I don't know how many of you know about the law of identity. For those of you who are so blissfully unaware, the law of identity states, quite simply, that A is A. Furthermore, according to the law of non-contradiction, A cannot be non-A; that is to say, contradictions cannot exist in reality; and, when one attempts to advocate a contradiction, even going to far as to base his actions upon it, only destruction can ensue.
Destruction is precisely what I've been seeing for the past few weeks. A lot of people have been having a lot of problems. Our President, HR, pointed out a few of these issues in a recent article. It's this kind of chaos which drove me to lay down the game for a few weeks. I abandoned everything: my paper, my job in the State Department, my two-clicking, and so forth. I had to take a step back to see this game for what it really was: a game. And I can't say I was having a great deal of fun. It had become more of a job than a stress reliever.
That's the horror of it. It's been said several times before, but I believe that it again bears repeating: this is, without a doubt, a game. eRepublik is, in a sense, its own kind of reality. Being a game, it is intended to be a relief from the stress of everyday life. It is supposed to take the struggles of existence and simplify them into a convenient, user-friendly interface. Knowing this, it's senseless to bring real-world cares and concerns into this digital, virtual, fictional world. People base their way of eLife on "how it works out there", and they complain in confused frustration when things down turn out as expected. It's a dreadful, almost pitiful condition.

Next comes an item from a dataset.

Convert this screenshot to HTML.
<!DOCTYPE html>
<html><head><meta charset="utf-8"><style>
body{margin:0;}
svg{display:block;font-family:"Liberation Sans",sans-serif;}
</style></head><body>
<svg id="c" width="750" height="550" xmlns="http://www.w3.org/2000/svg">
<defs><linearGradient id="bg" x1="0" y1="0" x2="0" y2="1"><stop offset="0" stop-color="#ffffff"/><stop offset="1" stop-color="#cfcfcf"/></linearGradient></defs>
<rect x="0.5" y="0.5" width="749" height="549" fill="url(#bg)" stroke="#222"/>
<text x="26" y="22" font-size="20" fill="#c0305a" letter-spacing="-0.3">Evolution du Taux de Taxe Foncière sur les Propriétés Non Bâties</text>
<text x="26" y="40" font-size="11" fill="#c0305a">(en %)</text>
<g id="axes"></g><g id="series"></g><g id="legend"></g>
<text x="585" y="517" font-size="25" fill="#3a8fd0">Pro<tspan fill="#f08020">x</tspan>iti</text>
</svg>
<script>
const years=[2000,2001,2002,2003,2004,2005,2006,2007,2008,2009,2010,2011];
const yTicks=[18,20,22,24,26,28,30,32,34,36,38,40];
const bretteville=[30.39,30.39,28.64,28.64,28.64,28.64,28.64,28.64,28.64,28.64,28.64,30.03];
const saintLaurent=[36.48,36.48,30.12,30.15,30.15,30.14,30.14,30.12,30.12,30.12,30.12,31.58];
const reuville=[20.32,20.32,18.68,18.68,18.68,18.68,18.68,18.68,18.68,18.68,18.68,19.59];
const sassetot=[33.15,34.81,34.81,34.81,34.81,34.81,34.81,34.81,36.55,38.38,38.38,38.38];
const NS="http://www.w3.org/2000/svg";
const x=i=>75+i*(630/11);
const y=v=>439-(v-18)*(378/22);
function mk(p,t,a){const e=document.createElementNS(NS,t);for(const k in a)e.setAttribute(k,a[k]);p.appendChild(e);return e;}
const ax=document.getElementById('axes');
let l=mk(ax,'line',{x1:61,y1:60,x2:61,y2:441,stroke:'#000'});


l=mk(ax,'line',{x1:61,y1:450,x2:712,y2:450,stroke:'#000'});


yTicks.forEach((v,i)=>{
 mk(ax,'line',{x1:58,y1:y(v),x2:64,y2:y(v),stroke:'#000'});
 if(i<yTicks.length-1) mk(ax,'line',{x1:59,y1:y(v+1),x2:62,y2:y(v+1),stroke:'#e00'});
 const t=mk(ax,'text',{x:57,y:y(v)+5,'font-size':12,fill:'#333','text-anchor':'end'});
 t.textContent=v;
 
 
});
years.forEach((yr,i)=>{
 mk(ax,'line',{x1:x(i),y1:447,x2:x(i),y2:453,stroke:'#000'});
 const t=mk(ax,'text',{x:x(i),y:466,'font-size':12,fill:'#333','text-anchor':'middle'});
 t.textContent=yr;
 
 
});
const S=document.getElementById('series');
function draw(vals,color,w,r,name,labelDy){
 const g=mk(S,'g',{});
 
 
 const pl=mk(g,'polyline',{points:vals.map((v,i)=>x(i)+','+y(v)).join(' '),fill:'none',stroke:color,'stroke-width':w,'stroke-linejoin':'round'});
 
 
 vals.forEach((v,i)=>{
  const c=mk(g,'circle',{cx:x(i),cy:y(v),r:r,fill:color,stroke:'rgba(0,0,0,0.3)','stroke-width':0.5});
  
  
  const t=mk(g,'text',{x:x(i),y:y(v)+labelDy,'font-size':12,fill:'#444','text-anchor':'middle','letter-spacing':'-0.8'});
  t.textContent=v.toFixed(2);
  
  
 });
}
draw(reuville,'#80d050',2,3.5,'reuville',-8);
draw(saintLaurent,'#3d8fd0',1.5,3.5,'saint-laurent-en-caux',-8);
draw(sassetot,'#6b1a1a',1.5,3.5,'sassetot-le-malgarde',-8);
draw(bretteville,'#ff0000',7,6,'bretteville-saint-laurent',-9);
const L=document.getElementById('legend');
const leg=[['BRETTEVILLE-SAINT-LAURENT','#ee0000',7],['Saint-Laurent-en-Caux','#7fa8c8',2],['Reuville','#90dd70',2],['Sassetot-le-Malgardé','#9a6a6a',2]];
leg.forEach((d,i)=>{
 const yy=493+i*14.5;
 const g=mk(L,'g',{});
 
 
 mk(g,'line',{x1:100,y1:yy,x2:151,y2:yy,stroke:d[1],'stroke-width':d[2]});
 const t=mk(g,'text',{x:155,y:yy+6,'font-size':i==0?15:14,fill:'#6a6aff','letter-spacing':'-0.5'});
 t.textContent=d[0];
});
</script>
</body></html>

This is the contradiction which people are advocating: that the New World is the Real World; that what works in the outside world must work in the inside world (which is based loosely upon the outside); that the virtual is the actual; that A is non-A; and, so long as we continue to treat A as non-A, we'll continue to see the same results: destruction, discord, and disharmony on both an international, and, not-so-surprisingly, an intranational scale. I'm not suggesting that we hold hands and sing Kumbaya, but we do need to pull ourselves together and let loose from the serious business which our political, economic, and military leaders have so painstakingly drummed up.
I could, I'm sure, write a long, scathing article which criticized the way we do things here, and how we ought to change; but, I won't, partially because it wouldn't change anything, and partially because this is the second time I've written this article. I accidentally pressed F5 when trying to type in a web address, and I probably spent a good 30 seconds swearing at my laptop. Sure, it doesn't actually matter; but, having put a fair amount of time into it, I was pretty pissed to see the whole thing disappear. You can imagine my colorfully-worded annoyance. This article is probably far lower in quality than its predecessor, but oh well: you can deal with it.
Regardless, the best advice is often the most concise. So, I'll just give it to you straight.
So, let's say you come to a fork in the road. One path leads to paradise, the other to perdition. It should be a no-brainer, right?